--- Start of Supplied material ---

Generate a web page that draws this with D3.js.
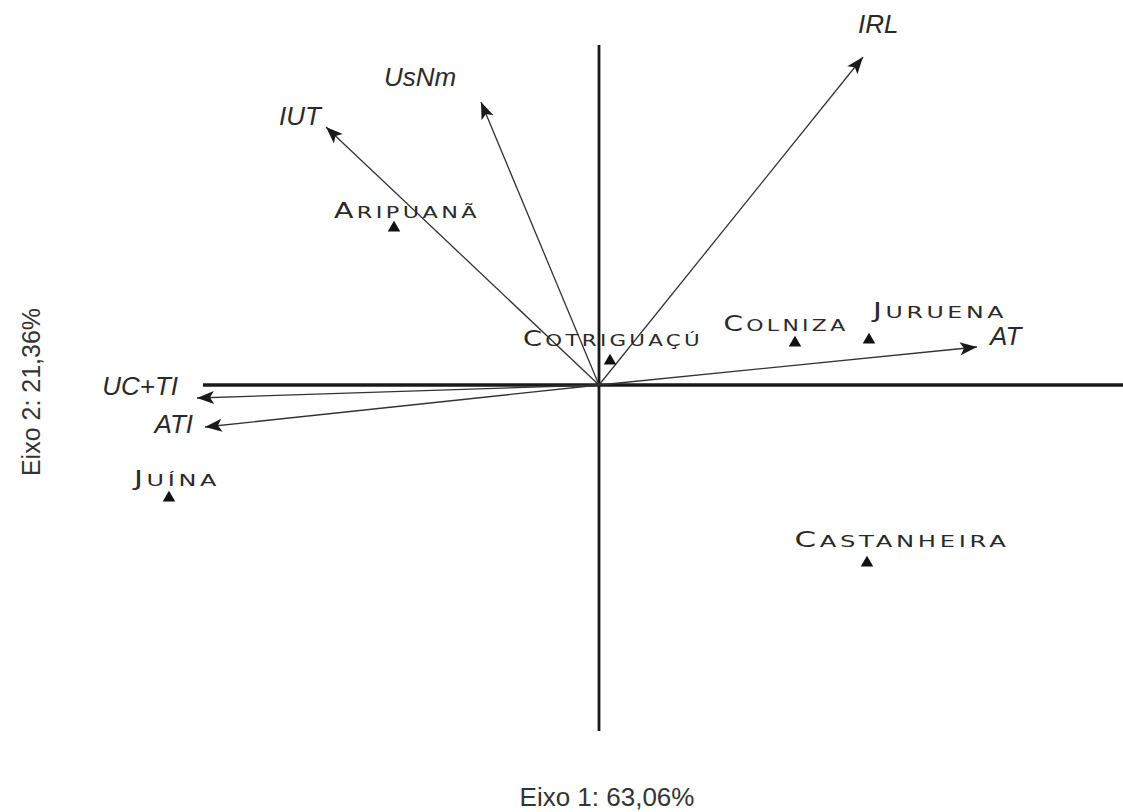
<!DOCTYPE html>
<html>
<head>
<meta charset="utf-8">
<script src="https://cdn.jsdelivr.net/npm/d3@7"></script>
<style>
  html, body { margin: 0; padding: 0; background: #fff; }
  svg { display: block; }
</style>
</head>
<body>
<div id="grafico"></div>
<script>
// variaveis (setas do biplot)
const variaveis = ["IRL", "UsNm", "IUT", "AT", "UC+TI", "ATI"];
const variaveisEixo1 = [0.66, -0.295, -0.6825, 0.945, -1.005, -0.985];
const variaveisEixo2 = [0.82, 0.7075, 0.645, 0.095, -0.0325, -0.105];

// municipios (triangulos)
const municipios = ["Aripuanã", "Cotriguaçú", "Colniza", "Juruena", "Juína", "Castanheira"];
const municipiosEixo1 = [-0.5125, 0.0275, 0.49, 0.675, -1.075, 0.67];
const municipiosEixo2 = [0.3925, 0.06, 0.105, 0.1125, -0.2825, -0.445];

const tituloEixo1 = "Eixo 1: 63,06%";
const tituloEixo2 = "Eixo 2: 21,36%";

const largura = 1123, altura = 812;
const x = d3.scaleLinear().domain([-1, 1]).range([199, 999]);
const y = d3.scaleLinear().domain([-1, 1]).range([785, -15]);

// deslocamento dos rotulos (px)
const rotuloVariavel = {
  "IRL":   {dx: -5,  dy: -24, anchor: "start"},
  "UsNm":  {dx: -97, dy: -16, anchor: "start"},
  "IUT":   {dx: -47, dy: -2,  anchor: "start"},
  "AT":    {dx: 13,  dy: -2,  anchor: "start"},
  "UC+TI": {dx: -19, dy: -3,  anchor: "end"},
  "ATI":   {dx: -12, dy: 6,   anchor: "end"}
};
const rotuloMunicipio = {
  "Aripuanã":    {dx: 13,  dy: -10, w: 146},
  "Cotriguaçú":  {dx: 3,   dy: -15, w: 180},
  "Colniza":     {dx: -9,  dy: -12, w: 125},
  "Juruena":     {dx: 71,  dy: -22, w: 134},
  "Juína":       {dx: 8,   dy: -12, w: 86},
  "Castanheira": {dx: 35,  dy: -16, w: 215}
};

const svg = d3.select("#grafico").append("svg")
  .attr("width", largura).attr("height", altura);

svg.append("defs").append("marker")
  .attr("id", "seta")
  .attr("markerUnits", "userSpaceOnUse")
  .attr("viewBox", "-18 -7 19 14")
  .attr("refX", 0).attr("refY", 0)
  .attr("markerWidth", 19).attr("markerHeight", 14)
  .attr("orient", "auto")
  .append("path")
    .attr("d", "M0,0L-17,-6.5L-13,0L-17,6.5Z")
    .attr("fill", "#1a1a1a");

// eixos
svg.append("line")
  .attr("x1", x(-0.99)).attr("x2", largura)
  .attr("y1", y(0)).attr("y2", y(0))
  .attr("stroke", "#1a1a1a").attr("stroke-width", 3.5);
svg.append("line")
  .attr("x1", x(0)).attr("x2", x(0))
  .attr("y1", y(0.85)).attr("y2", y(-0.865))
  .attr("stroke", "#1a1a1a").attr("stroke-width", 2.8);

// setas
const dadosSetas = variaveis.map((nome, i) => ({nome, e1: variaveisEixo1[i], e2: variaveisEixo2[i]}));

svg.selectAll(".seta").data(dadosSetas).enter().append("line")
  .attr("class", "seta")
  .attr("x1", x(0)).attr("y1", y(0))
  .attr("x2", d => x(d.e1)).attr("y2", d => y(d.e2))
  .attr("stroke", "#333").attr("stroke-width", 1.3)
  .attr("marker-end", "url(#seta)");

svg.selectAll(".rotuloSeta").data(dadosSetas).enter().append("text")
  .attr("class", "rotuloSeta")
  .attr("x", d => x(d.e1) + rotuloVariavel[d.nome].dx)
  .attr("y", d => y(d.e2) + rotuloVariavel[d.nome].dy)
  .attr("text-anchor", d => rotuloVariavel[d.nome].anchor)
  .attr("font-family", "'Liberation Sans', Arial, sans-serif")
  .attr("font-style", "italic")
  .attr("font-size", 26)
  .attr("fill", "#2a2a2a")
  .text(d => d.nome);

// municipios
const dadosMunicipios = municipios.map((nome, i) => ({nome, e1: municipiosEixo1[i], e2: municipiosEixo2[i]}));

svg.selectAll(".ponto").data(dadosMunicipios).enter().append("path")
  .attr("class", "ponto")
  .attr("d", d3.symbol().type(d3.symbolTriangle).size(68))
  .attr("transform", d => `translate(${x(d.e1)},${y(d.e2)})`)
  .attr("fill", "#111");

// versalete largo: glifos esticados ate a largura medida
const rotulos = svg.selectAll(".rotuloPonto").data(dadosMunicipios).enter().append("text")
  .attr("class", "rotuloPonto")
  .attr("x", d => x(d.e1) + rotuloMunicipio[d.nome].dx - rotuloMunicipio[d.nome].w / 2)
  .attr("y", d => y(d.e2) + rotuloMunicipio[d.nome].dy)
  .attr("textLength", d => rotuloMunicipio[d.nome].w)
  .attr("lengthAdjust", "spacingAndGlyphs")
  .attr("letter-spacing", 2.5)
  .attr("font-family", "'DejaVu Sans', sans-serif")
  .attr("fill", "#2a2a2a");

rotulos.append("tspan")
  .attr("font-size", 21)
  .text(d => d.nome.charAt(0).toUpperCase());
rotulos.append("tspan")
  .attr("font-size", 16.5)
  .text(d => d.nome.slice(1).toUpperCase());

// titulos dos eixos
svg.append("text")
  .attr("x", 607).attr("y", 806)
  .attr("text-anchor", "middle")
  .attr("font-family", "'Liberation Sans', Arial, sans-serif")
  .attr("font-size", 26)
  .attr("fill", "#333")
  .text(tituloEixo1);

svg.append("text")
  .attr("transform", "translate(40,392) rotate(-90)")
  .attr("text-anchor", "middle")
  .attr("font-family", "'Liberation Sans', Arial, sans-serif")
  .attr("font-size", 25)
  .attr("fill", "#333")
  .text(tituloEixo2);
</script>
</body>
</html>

--- End of Supplied material ---

# [Required task]
Each line above is to be copied verbatim. Drop any image from the copy.

# [Solution to this problem]
Generate a web page that draws this with D3.js.
<!DOCTYPE html>
<html>
<head>
<meta charset="utf-8">
<script src="https://cdn.jsdelivr.net/npm/d3@7"></script>
<style>
  html, body { margin: 0; padding: 0; background: #fff; }
  svg { display: block; }
</style>
</head>
<body>
<div id="grafico"></div>
<script>
// variaveis (setas do biplot)
const variaveis = ["IRL", "UsNm", "IUT", "AT", "UC+TI", "ATI"];
const variaveisEixo1 = [0.66, -0.295, -0.6825, 0.945, -1.005, -0.985];
const variaveisEixo2 = [0.82, 0.7075, 0.645, 0.095, -0.0325, -0.105];

// municipios (triangulos)
const municipios = ["Aripuanã", "Cotriguaçú", "Colniza", "Juruena", "Juína", "Castanheira"];
const municipiosEixo1 = [-0.5125, 0.0275, 0.49, 0.675, -1.075, 0.67];
const municipiosEixo2 = [0.3925, 0.06, 0.105, 0.1125, -0.2825, -0.445];

const tituloEixo1 = "Eixo 1: 63,06%";
const tituloEixo2 = "Eixo 2: 21,36%";

const largura = 1123, altura = 812;
const x = d3.scaleLinear().domain([-1, 1]).range([199, 999]);
const y = d3.scaleLinear().domain([-1, 1]).range([785, -15]);

// deslocamento dos rotulos (px)
const rotuloVariavel = {
  "IRL":   {dx: -5,  dy: -24, anchor: "start"},
  "UsNm":  {dx: -97, dy: -16, anchor: "start"},
  "IUT":   {dx: -47, dy: -2,  anchor: "start"},
  "AT":    {dx: 13,  dy: -2,  anchor: "start"},
  "UC+TI": {dx: -19, dy: -3,  anchor: "end"},
  "ATI":   {dx: -12, dy: 6,   anchor: "end"}
};
const rotuloMunicipio = {
  "Aripuanã":    {dx: 13,  dy: -10, w: 146},
  "Cotriguaçú":  {dx: 3,   dy: -15, w: 180},
  "Colniza":     {dx: -9,  dy: -12, w: 125},
  "Juruena":     {dx: 71,  dy: -22, w: 134},
  "Juína":       {dx: 8,   dy: -12, w: 86},
  "Castanheira": {dx: 35,  dy: -16, w: 215}
};

const svg = d3.select("#grafico").append("svg")
  .attr("width", largura).attr("height", altura);

svg.append("defs").append("marker")
  .attr("id", "seta")
  .attr("markerUnits", "userSpaceOnUse")
  .attr("viewBox", "-18 -7 19 14")
  .attr("refX", 0).attr("refY", 0)
  .attr("markerWidth", 19).attr("markerHeight", 14)
  .attr("orient", "auto")
  .append("path")
    .attr("d", "M0,0L-17,-6.5L-13,0L-17,6.5Z")
    .attr("fill", "#1a1a1a");

// eixos
svg.append("line")
  .attr("x1", x(-0.99)).attr("x2", largura)
  .attr("y1", y(0)).attr("y2", y(0))
  .attr("stroke", "#1a1a1a").attr("stroke-width", 3.5);
svg.append("line")
  .attr("x1", x(0)).attr("x2", x(0))
  .attr("y1", y(0.85)).attr("y2", y(-0.865))
  .attr("stroke", "#1a1a1a").attr("stroke-width", 2.8);

// setas
const dadosSetas = variaveis.map((nome, i) => ({nome, e1: variaveisEixo1[i], e2: variaveisEixo2[i]}));

svg.selectAll(".seta").data(dadosSetas).enter().append("line")
  .attr("class", "seta")
  .attr("x1", x(0)).attr("y1", y(0))
  .attr("x2", d => x(d.e1)).attr("y2", d => y(d.e2))
  .attr("stroke", "#333").attr("stroke-width", 1.3)
  .attr("marker-end", "url(#seta)");

svg.selectAll(".rotuloSeta").data(dadosSetas).enter().append("text")
  .attr("class", "rotuloSeta")
  .attr("x", d => x(d.e1) + rotuloVariavel[d.nome].dx)
  .attr("y", d => y(d.e2) + rotuloVariavel[d.nome].dy)
  .attr("text-anchor", d => rotuloVariavel[d.nome].anchor)
  .attr("font-family", "'Liberation Sans', Arial, sans-serif")
  .attr("font-style", "italic")
  .attr("font-size", 26)
  .attr("fill", "#2a2a2a")
  .text(d => d.nome);

// municipios
const dadosMunicipios = municipios.map((nome, i) => ({nome, e1: municipiosEixo1[i], e2: municipiosEixo2[i]}));

svg.selectAll(".ponto").data(dadosMunicipios).enter().append("path")
  .attr("class", "ponto")
  .attr("d", d3.symbol().type(d3.symbolTriangle).size(68))
  .attr("transform", d => `translate(${x(d.e1)},${y(d.e2)})`)
  .attr("fill", "#111");

// versalete largo: glifos esticados ate a largura medida
const rotulos = svg.selectAll(".rotuloPonto").data(dadosMunicipios).enter().append("text")
  .attr("class", "rotuloPonto")
  .attr("x", d => x(d.e1) + rotuloMunicipio[d.nome].dx - rotuloMunicipio[d.nome].w / 2)
  .attr("y", d => y(d.e2) + rotuloMunicipio[d.nome].dy)
  .attr("textLength", d => rotuloMunicipio[d.nome].w)
  .attr("lengthAdjust", "spacingAndGlyphs")
  .attr("letter-spacing", 2.5)
  .attr("font-family", "'DejaVu Sans', sans-serif")
  .attr("fill", "#2a2a2a");

rotulos.append("tspan")
  .attr("font-size", 21)
  .text(d => d.nome.charAt(0).toUpperCase());
rotulos.append("tspan")
  .attr("font-size", 16.5)
  .text(d => d.nome.slice(1).toUpperCase());

// titulos dos eixos
svg.append("text")
  .attr("x", 607).attr("y", 806)
  .attr("text-anchor", "middle")
  .attr("font-family", "'Liberation Sans', Arial, sans-serif")
  .attr("font-size", 26)
  .attr("fill", "#333")
  .text(tituloEixo1);

svg.append("text")
  .attr("transform", "translate(40,392) rotate(-90)")
  .attr("text-anchor", "middle")
  .attr("font-family", "'Liberation Sans', Arial, sans-serif")
  .attr("font-size", 25)
  .attr("fill", "#333")
  .text(tituloEixo2);
</script>
</body>
</html>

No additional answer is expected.